### DATA PROVIDED

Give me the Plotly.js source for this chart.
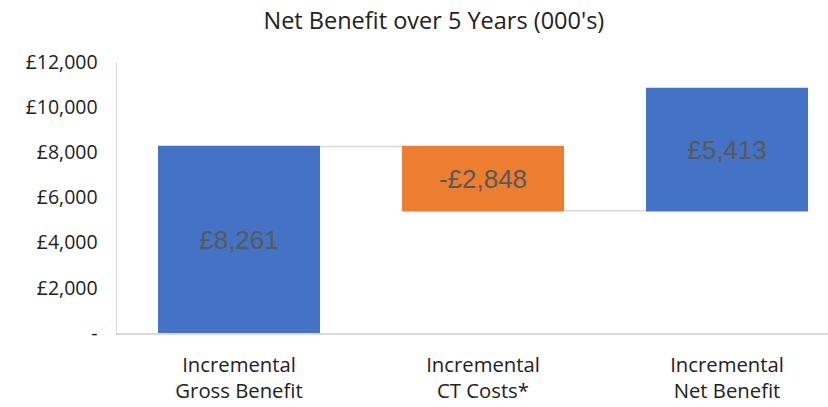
<!DOCTYPE html>
<html><head><meta charset="utf-8">
<script src="https://cdn.plot.ly/plotly-3.0.1.min.js"></script>
<style>html,body{margin:0;padding:0;background:#fff}</style>
</head><body>
<div id="chart" style="width:828px;height:407px"></div>
<script>
const categories = ["Incremental<br>Gross Benefit", "Incremental<br>CT Costs*", "Incremental<br>Net Benefit"];
const values = [8261, -2848, 5413];
const labels = ["£8,261", "-£2,848", "£5,413"];
const tickVals = [0, 2000, 4000, 6000, 8000, 10000, 12000];
const tickText = ["-", "£2,000", "£4,000", "£6,000", "£8,000", "£10,000", "£12,000"];

const trace = {
  type: "waterfall",
  x: categories,
  y: values,
  measure: values.map(() => "relative"),
  text: labels,
  textposition: "inside",
  insidetextanchor: "middle",
  textfont: {family: "Liberation Sans, Arial, sans-serif", size: 26, color: "#595959"},
  increasing: {marker: {color: "#4472C4"}},
  decreasing: {marker: {color: "#ED7D31"}},
  connector: {line: {color: "#d9d9d9", width: 1.5}},
  width: 0.664,
  hoverinfo: "none"
};

const layout = {
  width: 828, height: 407,
  margin: {l: 117, r: 0, t: 62, b: 74},
  paper_bgcolor: "#fff", plot_bgcolor: "#fff",
  showlegend: false,
  title: {text: "Net Benefit over 5 Years (000's)", x: 0.524, xanchor: "center", y: 0.95, yanchor: "middle",
          font: {family: "Open Sans, sans-serif", size: 23.5, color: "#222"}},
  xaxis: {
    range: [-0.5, 2.414], showgrid: false, zeroline: false,
    showline: true, linecolor: "#d9d9d9", linewidth: 1.5,
    ticks: "", ticklabelstandoff: 13,
    tickfont: {family: "Open Sans, sans-serif", size: 20.3, color: "#222"}
  },
  yaxis: {
    range: [0, 12000], showgrid: false, zeroline: false,
    showline: true, linecolor: "#d9d9d9", linewidth: 1.5,
    tickmode: "array", tickvals: tickVals, ticktext: tickText,
    ticks: "", ticklabelstandoff: 14,
    tickfont: {family: "Open Sans, sans-serif", size: 19.5, color: "#222"}
  }
};

Plotly.newPlot("chart", [trace], layout, {displayModeBar: false, staticPlot: true});
</script>
</body></html>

### WHAT YOU ARE ASKED TO DO
Return all lines of the material above in which the word "chart" occurs.

### EXERCISE ANSWER
Give me the Plotly.js source for this chart.
<div id="chart" style="width:828px;height:407px"></div>
Plotly.newPlot("chart", [trace], layout, {displayModeBar: false, staticPlot: true});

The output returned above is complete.